THE REQUEST
Find the word "that" in the data. Return every line where it appears.

DATA EXTRACT
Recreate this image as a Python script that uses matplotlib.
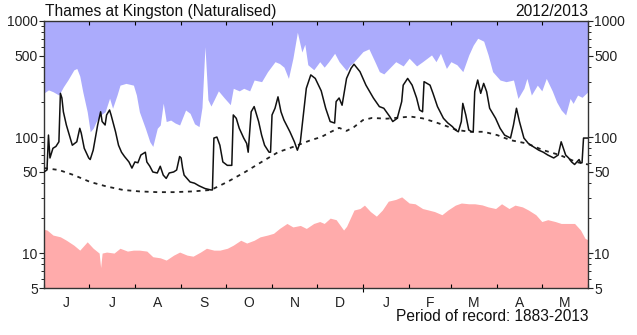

...

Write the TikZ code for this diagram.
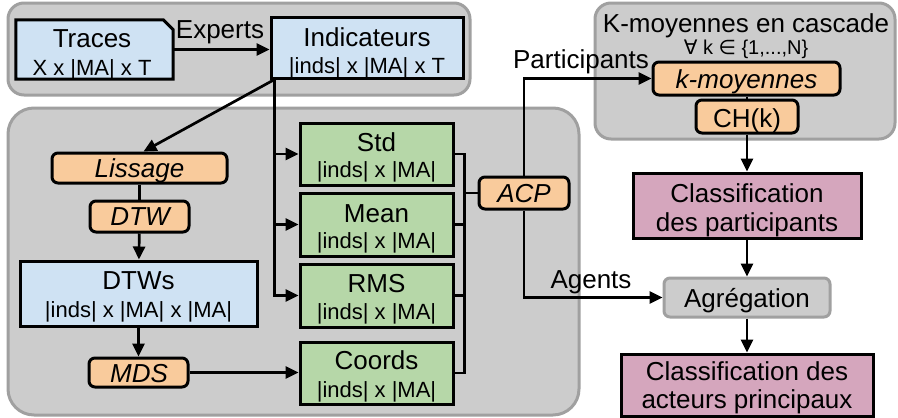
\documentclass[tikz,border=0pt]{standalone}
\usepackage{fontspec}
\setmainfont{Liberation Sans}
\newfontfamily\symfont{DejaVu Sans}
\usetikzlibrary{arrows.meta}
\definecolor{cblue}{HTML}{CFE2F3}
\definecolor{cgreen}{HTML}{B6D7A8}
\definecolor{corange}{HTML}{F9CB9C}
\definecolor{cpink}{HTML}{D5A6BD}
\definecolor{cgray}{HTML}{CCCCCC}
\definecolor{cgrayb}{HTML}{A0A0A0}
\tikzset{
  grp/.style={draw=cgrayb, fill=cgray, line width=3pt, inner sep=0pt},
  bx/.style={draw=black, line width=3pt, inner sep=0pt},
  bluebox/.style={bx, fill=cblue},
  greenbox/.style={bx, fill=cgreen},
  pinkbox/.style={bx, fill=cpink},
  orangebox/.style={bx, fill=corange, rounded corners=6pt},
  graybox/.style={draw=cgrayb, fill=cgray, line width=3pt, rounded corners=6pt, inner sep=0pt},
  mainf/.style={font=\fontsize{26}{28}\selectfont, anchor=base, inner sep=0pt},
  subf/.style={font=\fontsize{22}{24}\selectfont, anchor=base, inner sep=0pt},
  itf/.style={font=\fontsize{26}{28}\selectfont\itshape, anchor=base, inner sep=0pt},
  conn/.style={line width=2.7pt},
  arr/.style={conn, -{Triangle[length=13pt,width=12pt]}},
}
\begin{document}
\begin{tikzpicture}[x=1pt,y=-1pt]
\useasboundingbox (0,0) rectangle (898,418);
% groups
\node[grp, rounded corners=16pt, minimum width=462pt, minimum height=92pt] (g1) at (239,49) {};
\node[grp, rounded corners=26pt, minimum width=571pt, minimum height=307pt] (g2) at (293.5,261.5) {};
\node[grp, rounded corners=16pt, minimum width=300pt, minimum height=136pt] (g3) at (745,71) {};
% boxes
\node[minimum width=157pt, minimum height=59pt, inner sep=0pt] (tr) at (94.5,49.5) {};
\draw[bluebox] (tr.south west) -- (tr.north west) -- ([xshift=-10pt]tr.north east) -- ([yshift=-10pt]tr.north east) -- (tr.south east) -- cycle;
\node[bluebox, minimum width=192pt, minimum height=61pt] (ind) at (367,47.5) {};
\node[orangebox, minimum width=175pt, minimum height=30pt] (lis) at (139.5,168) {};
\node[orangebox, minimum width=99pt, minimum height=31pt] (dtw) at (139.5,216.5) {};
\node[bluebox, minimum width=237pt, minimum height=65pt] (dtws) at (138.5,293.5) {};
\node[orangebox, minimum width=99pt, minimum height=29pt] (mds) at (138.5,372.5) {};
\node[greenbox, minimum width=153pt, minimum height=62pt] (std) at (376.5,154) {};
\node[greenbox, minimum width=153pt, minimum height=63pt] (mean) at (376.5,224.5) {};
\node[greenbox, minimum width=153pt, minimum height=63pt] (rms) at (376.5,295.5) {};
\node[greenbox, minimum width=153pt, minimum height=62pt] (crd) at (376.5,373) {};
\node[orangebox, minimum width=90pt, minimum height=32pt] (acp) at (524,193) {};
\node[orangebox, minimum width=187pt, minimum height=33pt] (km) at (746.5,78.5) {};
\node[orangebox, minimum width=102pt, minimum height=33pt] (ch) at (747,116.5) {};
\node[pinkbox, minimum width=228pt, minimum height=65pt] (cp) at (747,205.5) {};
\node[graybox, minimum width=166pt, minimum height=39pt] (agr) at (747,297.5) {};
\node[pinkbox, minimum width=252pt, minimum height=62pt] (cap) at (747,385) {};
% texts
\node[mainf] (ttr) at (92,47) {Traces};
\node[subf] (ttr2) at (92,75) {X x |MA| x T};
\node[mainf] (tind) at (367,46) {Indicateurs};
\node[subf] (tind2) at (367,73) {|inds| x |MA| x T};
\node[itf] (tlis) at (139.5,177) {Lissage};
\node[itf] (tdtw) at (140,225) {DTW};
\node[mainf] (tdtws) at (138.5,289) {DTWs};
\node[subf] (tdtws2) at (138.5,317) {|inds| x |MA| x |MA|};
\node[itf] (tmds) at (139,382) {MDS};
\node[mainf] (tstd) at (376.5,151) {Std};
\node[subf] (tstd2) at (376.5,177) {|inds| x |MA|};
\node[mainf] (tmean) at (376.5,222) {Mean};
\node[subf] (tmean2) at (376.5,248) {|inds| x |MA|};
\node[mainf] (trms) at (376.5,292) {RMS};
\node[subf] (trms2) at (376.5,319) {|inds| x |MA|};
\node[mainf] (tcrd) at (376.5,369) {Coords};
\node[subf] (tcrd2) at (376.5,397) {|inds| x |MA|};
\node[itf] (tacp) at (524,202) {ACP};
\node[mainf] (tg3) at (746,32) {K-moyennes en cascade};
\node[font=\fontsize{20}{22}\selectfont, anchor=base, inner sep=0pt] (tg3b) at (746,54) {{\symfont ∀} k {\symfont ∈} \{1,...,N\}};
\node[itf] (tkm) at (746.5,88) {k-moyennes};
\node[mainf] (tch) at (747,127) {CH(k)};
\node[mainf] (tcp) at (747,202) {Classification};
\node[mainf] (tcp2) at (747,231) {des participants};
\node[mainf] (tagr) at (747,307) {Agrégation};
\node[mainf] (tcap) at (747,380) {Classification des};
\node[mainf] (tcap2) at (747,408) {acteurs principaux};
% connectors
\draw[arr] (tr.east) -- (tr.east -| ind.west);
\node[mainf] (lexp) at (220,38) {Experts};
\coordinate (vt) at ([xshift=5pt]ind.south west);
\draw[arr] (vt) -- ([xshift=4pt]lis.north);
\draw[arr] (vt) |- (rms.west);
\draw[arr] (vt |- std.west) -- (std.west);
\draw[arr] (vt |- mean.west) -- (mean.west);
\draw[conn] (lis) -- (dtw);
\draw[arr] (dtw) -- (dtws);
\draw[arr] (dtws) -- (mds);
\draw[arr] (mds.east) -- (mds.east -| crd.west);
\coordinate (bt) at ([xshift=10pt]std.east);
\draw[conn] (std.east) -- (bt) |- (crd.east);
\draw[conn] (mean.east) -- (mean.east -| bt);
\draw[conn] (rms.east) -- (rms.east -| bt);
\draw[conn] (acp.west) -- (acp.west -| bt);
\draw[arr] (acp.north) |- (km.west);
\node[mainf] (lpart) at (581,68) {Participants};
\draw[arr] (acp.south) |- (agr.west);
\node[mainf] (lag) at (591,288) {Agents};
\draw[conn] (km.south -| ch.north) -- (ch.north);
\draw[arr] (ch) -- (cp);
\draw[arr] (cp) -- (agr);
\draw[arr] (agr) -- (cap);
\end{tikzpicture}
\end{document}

==

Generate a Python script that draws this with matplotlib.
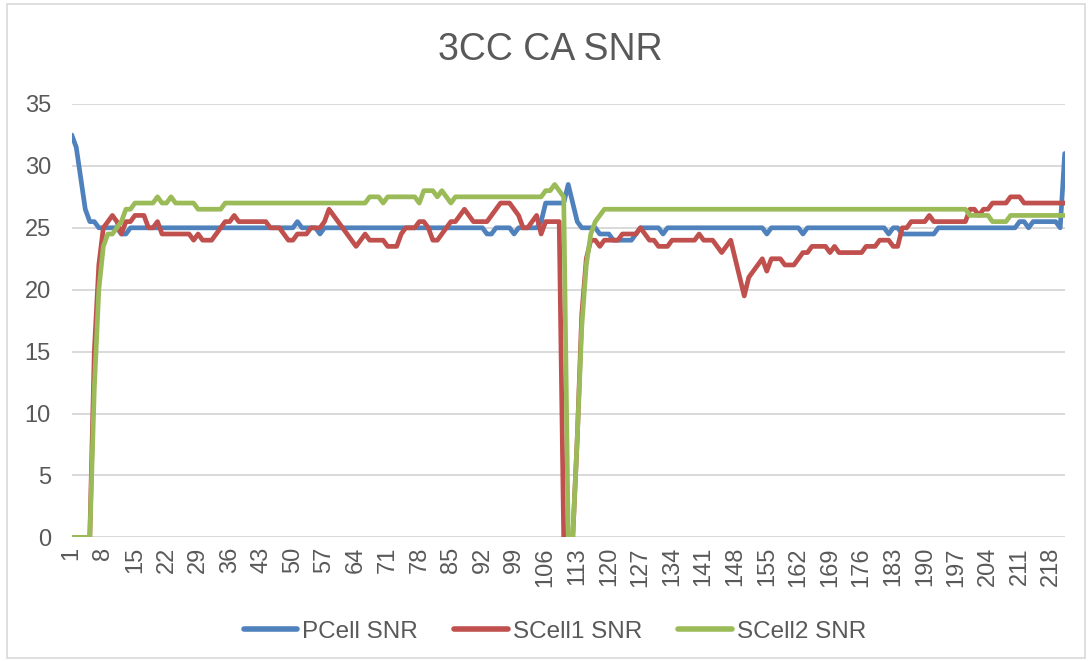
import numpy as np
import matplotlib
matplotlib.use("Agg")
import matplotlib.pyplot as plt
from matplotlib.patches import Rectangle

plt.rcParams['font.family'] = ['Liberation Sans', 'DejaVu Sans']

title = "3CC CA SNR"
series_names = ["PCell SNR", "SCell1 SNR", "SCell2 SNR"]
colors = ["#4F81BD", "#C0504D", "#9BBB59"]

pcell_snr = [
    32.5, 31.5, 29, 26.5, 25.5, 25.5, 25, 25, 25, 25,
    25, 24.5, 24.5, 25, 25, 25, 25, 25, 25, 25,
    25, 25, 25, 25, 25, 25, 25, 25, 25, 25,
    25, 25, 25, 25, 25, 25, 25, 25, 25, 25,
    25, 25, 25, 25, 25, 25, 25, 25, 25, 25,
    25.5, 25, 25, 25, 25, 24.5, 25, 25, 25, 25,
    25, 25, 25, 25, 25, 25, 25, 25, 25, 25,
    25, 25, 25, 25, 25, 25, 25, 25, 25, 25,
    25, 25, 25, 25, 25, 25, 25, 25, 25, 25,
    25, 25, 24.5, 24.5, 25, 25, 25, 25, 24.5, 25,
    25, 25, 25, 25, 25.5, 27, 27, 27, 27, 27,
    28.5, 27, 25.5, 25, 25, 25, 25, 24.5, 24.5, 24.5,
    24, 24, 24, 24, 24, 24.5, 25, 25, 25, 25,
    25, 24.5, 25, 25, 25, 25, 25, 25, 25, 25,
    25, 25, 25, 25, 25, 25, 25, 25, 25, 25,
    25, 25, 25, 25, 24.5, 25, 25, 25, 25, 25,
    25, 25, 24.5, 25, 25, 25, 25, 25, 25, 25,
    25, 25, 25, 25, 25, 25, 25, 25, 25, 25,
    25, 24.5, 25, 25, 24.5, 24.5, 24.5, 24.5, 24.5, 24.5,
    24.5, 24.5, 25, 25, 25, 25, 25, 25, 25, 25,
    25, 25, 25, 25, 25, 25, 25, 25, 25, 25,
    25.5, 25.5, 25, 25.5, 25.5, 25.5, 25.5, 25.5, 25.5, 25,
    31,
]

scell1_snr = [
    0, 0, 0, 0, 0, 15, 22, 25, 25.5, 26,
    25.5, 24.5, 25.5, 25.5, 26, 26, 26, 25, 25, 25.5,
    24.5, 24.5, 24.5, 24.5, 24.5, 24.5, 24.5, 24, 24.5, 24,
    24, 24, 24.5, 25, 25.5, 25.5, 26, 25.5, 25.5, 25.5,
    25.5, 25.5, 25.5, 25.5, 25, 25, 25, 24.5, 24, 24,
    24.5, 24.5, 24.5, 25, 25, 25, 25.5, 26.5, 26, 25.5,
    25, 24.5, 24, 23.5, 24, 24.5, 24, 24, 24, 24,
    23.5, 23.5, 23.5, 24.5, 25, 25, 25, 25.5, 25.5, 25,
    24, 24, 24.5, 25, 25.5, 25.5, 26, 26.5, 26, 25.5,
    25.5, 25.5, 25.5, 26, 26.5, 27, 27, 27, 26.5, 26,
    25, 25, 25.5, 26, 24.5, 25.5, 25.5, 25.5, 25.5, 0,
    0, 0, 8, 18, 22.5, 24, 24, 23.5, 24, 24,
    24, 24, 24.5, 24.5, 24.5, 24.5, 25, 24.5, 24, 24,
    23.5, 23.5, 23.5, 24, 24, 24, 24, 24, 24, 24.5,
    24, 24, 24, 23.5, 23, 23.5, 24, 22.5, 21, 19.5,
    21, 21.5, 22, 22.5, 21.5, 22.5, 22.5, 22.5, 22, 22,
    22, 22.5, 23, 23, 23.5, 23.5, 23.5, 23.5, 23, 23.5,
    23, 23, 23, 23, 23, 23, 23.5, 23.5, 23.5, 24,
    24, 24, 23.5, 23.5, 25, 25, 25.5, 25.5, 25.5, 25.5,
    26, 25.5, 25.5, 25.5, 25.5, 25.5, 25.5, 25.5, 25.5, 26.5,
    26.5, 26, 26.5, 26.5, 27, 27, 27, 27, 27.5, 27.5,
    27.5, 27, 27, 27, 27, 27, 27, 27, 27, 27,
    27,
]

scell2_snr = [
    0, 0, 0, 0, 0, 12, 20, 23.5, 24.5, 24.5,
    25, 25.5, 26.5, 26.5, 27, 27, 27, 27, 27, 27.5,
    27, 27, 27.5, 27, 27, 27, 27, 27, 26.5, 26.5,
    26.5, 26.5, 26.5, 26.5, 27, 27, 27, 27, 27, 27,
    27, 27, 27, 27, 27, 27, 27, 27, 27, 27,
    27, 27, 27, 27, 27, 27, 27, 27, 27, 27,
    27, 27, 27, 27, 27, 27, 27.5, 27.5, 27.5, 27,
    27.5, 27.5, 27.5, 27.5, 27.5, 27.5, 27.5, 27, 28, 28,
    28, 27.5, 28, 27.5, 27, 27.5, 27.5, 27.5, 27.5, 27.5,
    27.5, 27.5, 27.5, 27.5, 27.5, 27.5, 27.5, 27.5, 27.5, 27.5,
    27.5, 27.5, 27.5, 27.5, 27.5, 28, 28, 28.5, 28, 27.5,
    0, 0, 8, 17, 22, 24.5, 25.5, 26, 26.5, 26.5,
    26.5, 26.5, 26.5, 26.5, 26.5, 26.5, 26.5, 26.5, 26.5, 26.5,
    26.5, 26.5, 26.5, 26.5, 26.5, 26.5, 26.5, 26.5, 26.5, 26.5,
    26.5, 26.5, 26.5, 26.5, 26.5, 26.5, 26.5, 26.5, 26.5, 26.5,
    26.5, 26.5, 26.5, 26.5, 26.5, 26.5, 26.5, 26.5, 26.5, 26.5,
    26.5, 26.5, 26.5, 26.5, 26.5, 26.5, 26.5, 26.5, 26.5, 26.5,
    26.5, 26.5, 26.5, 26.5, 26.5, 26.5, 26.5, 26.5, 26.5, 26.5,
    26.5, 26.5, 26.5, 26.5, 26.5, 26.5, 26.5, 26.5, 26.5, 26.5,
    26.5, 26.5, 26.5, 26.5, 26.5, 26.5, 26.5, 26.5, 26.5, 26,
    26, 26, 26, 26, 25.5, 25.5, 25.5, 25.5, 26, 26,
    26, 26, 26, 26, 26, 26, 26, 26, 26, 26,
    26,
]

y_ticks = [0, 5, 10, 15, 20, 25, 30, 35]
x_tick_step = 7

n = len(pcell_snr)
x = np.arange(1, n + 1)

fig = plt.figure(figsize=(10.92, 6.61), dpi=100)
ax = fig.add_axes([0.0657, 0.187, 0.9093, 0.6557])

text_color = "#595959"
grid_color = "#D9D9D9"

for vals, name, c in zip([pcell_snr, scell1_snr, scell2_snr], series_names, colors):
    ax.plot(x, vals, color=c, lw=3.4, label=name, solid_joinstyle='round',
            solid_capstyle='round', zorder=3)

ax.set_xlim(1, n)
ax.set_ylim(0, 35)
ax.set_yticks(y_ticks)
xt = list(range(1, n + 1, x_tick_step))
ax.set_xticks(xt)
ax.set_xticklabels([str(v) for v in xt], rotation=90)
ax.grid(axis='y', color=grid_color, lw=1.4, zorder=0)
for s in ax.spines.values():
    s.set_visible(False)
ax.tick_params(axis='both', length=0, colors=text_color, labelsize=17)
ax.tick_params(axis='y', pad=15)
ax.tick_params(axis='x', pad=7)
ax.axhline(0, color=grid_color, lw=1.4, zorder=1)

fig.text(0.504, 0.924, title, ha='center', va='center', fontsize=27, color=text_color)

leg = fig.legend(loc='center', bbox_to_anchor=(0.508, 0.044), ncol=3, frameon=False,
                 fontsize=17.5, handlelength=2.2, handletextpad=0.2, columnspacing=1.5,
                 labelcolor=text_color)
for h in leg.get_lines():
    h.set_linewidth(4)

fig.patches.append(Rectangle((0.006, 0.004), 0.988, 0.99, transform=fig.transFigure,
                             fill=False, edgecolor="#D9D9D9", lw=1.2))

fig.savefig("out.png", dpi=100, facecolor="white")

RESPONSE BELOW
Recreate this image as a Python script that uses matplotlib.
Generate a Python script that draws this with matplotlib.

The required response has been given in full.